**GOAL OF THE EXERCISE:**
All of the listing below must be repeated word for word. Pictures are the only thing to omit.
☆ ☆ ☆
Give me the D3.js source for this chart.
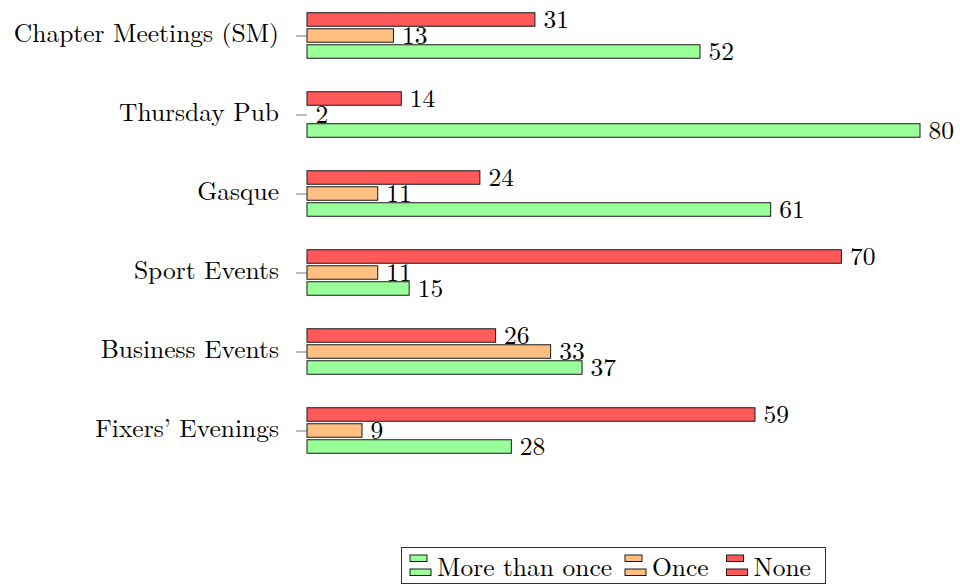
<!DOCTYPE html>
<html>
<head>
<meta charset="utf-8">
<script src="https://cdn.jsdelivr.net/npm/d3@7"></script>
<style>
  html, body { margin: 0; padding: 0; background: #fff; }
  svg { display: block; }
  text { font-family: "Latin Modern Roman", "CMU Serif", "Liberation Serif", serif; fill: #000; }
</style>
</head>
<body>
<div id="chart"></div>
<script>
// categories, top to bottom
const categories = [
  "Chapter Meetings (SM)",
  "Thursday Pub",
  "Gasque",
  "Sport Events",
  "Business Events",
  "Fixers\u2019 Evenings"
];
const seriesNames = ["More than once", "Once", "None"];
const moreThanOnce = [52, 80, 61, 15, 37, 28];
const once = [13, 2, 11, 11, 33, 9];
const none = [31, 14, 24, 70, 26, 59];
const seriesColors = ["#99ff99", "#ffbf80", "#ff5959"];

const width = 960, height = 586;
const fontSize = 25.5;

const svg = d3.select("#chart").append("svg")
  .attr("width", width)
  .attr("height", height);

// axis limits follow the data min / max, like pgfplots does
const allValues = moreThanOnce.concat(once, none);
const x = d3.scaleLinear()
  .domain([d3.min(allValues), d3.max(allValues)])
  .range([307, 920]);

const y = d3.scalePoint()
  .domain(categories)
  .range([35.5, 430.5]);

const barH = 13.5;
const barStep = 16;
// None on top, Once in the middle, More than once at the bottom
const shifts = [barStep, 0, -barStep];
const series = [moreThanOnce, once, none];

// ticks on the left side
const yAxis = d3.axisLeft(y).tickSize(11).tickSizeOuter(0).tickFormat("");
const axisG = svg.append("g")
  .attr("transform", `translate(${x.range()[0]},0)`)
  .call(yAxis);
axisG.select(".domain").remove();
axisG.selectAll(".tick line").attr("stroke", "#7a7a7a").attr("stroke-width", 1);

// category labels
svg.append("g").selectAll("text")
  .data(categories)
  .join("text")
  .attr("x", 279)
  .attr("y", d => y(d) + 6.5)
  .attr("text-anchor", "end")
  .attr("font-size", fontSize)
  .text(d => d);

// bars
series.forEach((vals, si) => {
  const g = svg.append("g");
  const rows = categories.map((c, i) => ({ cat: c, v: vals[i] }));
  g.selectAll("rect")
    .data(rows)
    .join("rect")
    .attr("x", x.range()[0])
    .attr("y", d => y(d.cat) + shifts[si] - barH / 2)
    .attr("width", d => x(d.v) - x.range()[0])
    .attr("height", barH)
    .attr("fill", seriesColors[si])
    .attr("stroke", "#1a1a1a")
    .attr("stroke-width", 1);

  g.selectAll("text")
    .data(rows)
    .join("text")
    .attr("x", d => x(d.v) + 8.5)
    .attr("y", d => y(d.cat) + shifts[si] + 8.5)
    .attr("font-size", fontSize)
    .text(d => d.v);
});

// legend
const legendBox = { x: 401.5, y: 547.5, w: 424, h: 36 };
const legend = svg.append("g");
legend.append("rect")
  .attr("x", legendBox.x).attr("y", legendBox.y)
  .attr("width", legendBox.w).attr("height", legendBox.h)
  .attr("fill", "#fff").attr("stroke", "#333").attr("stroke-width", 1);

const legendX = [410, 625, 726.5];
seriesNames.forEach((name, i) => {
  const lx = legendX[i];
  const item = legend.append("g");
  item.append("rect")
    .attr("x", lx).attr("y", 555)
    .attr("width", 17).attr("height", 6.5)
    .attr("fill", seriesColors[i]).attr("stroke", "#1a1a1a").attr("stroke-width", 1);
  item.append("rect")
    .attr("x", lx).attr("y", 569)
    .attr("width", 21).attr("height", 6.5)
    .attr("fill", seriesColors[i]).attr("stroke", "#1a1a1a").attr("stroke-width", 1);
  item.append("text")
    .attr("x", lx + 27)
    .attr("y", 576)
    .attr("font-size", fontSize)
    .text(name);
});
</script>
</body>
</html>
☆ ☆ ☆
**THE RESULT:**
Give me the D3.js source for this chart.
<!DOCTYPE html>
<html>
<head>
<meta charset="utf-8">
<script src="https://cdn.jsdelivr.net/npm/d3@7"></script>
<style>
  html, body { margin: 0; padding: 0; background: #fff; }
  svg { display: block; }
  text { font-family: "Latin Modern Roman", "CMU Serif", "Liberation Serif", serif; fill: #000; }
</style>
</head>
<body>
<div id="chart"></div>
<script>
// categories, top to bottom
const categories = [
  "Chapter Meetings (SM)",
  "Thursday Pub",
  "Gasque",
  "Sport Events",
  "Business Events",
  "Fixers\u2019 Evenings"
];
const seriesNames = ["More than once", "Once", "None"];
const moreThanOnce = [52, 80, 61, 15, 37, 28];
const once = [13, 2, 11, 11, 33, 9];
const none = [31, 14, 24, 70, 26, 59];
const seriesColors = ["#99ff99", "#ffbf80", "#ff5959"];

const width = 960, height = 586;
const fontSize = 25.5;

const svg = d3.select("#chart").append("svg")
  .attr("width", width)
  .attr("height", height);

// axis limits follow the data min / max, like pgfplots does
const allValues = moreThanOnce.concat(once, none);
const x = d3.scaleLinear()
  .domain([d3.min(allValues), d3.max(allValues)])
  .range([307, 920]);

const y = d3.scalePoint()
  .domain(categories)
  .range([35.5, 430.5]);

const barH = 13.5;
const barStep = 16;
// None on top, Once in the middle, More than once at the bottom
const shifts = [barStep, 0, -barStep];
const series = [moreThanOnce, once, none];

// ticks on the left side
const yAxis = d3.axisLeft(y).tickSize(11).tickSizeOuter(0).tickFormat("");
const axisG = svg.append("g")
  .attr("transform", `translate(${x.range()[0]},0)`)
  .call(yAxis);
axisG.select(".domain").remove();
axisG.selectAll(".tick line").attr("stroke", "#7a7a7a").attr("stroke-width", 1);

// category labels
svg.append("g").selectAll("text")
  .data(categories)
  .join("text")
  .attr("x", 279)
  .attr("y", d => y(d) + 6.5)
  .attr("text-anchor", "end")
  .attr("font-size", fontSize)
  .text(d => d);

// bars
series.forEach((vals, si) => {
  const g = svg.append("g");
  const rows = categories.map((c, i) => ({ cat: c, v: vals[i] }));
  g.selectAll("rect")
    .data(rows)
    .join("rect")
    .attr("x", x.range()[0])
    .attr("y", d => y(d.cat) + shifts[si] - barH / 2)
    .attr("width", d => x(d.v) - x.range()[0])
    .attr("height", barH)
    .attr("fill", seriesColors[si])
    .attr("stroke", "#1a1a1a")
    .attr("stroke-width", 1);

  g.selectAll("text")
    .data(rows)
    .join("text")
    .attr("x", d => x(d.v) + 8.5)
    .attr("y", d => y(d.cat) + shifts[si] + 8.5)
    .attr("font-size", fontSize)
    .text(d => d.v);
});

// legend
const legendBox = { x: 401.5, y: 547.5, w: 424, h: 36 };
const legend = svg.append("g");
legend.append("rect")
  .attr("x", legendBox.x).attr("y", legendBox.y)
  .attr("width", legendBox.w).attr("height", legendBox.h)
  .attr("fill", "#fff").attr("stroke", "#333").attr("stroke-width", 1);

const legendX = [410, 625, 726.5];
seriesNames.forEach((name, i) => {
  const lx = legendX[i];
  const item = legend.append("g");
  item.append("rect")
    .attr("x", lx).attr("y", 555)
    .attr("width", 17).attr("height", 6.5)
    .attr("fill", seriesColors[i]).attr("stroke", "#1a1a1a").attr("stroke-width", 1);
  item.append("rect")
    .attr("x", lx).attr("y", 569)
    .attr("width", 21).attr("height", 6.5)
    .attr("fill", seriesColors[i]).attr("stroke", "#1a1a1a").attr("stroke-width", 1);
  item.append("text")
    .attr("x", lx + 27)
    .attr("y", 576)
    .attr("font-size", fontSize)
    .text(name);
});
</script>
</body>
</html>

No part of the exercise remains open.